A picturesque village with a number of period homes, Sheriff Hutton is one of York's hidden gems. Just a few miles from the city's busy centre but with rural tranquility, it is ideal for professionals and families. An active community, castle ruins and a well-regarded primary school are waiting.

Things to do

Sheriff Hutton village hall has facilities for sports like badminton and there is a tennis club with hard courts. There is also a bowls club and local cricket club with a pavilion and club house. In the village there is the old castle, a little outside is the Sheriff Hutton park for walks and a little further afield is Kirkham Priory, Castle Howard and the beautiful Howardian Hills.

Eating & Drinking

Quarmbys is the village cafe and The Castleman Inn and The Highwayman Inn are both in the village and serve food. Farlington is home to the Blacksmiths Arms and Thornton-le-Clay has the White Swan Inn. There is a Pizza World restaurant and surrounding villages have Indian restaurants to try.


There is a jewellers, wine shop and post office in the village and a thriving industrial estate to the south. For a bigger grocery shop, you can head to Tesco Express and Londis in Strensall. Big brand shops are just half an hour away in York.

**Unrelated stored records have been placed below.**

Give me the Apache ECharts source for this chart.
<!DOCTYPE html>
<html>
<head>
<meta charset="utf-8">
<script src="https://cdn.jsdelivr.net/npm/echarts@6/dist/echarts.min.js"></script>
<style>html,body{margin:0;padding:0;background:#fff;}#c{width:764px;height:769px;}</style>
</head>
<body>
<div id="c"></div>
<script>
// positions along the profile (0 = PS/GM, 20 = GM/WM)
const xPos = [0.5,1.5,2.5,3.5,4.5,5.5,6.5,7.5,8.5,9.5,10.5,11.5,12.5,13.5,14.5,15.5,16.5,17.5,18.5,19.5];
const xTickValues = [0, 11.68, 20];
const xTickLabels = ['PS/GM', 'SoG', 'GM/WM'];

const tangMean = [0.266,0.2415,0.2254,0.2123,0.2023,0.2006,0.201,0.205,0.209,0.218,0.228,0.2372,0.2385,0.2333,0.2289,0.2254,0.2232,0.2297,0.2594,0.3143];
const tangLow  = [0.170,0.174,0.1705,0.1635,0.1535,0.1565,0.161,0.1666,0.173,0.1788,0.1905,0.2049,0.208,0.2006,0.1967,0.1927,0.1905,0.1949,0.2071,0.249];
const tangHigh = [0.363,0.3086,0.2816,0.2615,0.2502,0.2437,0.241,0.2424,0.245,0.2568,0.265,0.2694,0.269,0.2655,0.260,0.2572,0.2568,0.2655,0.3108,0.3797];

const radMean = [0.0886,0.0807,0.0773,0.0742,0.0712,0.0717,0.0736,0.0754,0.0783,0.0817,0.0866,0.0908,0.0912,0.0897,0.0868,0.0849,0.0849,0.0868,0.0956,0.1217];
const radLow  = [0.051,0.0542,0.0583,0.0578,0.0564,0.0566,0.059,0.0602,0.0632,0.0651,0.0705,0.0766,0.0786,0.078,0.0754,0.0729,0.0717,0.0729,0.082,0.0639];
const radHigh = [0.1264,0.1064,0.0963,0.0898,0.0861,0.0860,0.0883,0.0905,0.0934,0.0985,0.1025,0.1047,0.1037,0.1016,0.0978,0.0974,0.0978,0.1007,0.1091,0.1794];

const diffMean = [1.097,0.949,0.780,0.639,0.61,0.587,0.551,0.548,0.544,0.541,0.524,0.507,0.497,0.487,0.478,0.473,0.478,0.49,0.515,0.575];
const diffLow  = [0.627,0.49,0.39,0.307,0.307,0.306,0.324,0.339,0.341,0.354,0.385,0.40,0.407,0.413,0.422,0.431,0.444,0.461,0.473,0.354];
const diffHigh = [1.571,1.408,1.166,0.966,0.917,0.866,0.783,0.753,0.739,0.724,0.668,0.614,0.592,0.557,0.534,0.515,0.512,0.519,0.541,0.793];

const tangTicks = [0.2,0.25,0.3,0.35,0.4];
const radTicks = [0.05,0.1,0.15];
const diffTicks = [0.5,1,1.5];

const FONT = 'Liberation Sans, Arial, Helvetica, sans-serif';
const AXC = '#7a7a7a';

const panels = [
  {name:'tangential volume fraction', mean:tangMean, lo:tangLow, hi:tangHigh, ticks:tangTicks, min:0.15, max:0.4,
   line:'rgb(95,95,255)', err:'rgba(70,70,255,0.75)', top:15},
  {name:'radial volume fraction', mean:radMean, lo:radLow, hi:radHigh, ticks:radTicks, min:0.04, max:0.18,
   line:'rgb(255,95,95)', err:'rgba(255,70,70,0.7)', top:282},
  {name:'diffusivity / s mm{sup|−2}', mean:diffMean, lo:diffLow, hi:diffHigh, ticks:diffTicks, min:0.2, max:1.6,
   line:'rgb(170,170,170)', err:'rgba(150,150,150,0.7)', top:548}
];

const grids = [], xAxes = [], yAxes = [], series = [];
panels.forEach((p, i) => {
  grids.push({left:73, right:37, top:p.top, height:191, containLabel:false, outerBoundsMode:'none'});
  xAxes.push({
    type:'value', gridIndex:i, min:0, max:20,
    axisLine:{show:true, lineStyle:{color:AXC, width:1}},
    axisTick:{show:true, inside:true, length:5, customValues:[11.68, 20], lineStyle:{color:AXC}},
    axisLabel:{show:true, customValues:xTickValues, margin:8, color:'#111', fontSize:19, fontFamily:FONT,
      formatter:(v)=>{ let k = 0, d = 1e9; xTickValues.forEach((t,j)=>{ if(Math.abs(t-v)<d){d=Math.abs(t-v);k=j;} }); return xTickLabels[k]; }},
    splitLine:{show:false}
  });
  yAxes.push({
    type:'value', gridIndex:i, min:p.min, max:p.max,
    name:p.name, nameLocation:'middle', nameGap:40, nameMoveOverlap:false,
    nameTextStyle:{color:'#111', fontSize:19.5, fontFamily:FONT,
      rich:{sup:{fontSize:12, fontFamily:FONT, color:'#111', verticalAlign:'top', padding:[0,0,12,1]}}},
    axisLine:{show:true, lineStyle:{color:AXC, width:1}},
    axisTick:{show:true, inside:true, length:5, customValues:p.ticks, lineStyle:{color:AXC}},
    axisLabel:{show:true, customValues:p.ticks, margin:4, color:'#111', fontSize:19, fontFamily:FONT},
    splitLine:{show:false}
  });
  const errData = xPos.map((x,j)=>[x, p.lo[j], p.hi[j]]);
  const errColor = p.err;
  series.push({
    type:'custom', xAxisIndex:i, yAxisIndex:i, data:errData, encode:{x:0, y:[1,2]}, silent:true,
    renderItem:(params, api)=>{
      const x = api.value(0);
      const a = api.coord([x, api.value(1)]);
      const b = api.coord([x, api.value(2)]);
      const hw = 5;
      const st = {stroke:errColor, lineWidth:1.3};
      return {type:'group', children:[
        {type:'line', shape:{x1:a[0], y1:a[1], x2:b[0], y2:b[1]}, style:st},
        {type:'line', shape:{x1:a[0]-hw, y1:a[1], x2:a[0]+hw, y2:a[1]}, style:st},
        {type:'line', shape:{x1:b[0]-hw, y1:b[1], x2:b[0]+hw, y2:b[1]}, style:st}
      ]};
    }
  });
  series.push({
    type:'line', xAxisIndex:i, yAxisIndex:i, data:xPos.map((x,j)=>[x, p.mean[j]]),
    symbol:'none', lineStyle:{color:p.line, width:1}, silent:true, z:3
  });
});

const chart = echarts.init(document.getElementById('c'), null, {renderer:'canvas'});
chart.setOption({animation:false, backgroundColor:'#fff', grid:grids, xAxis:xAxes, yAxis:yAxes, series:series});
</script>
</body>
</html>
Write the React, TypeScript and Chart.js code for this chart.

Sheriff Hutton Primary School is in the village and secondary education can be found at Easingwold School ten miles away.

Transport Links

The village is on the cusp of the Howardian Hills and close to the North York Moors. Close to the A64 road between Scarborough and York as well as the A19 between Thirsk and York, Sheriff Hutton offers easy access to the North Yorkshire coast, the north east and the city centre. The closest airport is Leeds Bradford International Airport.


Sheriff Hutton has a long, unique history and its geography made it the perfect lace for Roman settlements - in fact, artefacts have been found that date back to 6000BC. It was mentioned in the Domesday Book and had several land owners before the crown took most following the Norman invasion. The focal point of the village is the castle that was built by John Neville and completed in 1398. Before he became known as Richard III, Richard was placed in the household of the Neville family. 

Did you know?

The manor was once owned by 17th century politician Sir Thomas Ingram the landowner and politician whose family is associated with Temple Newsam near Leeds.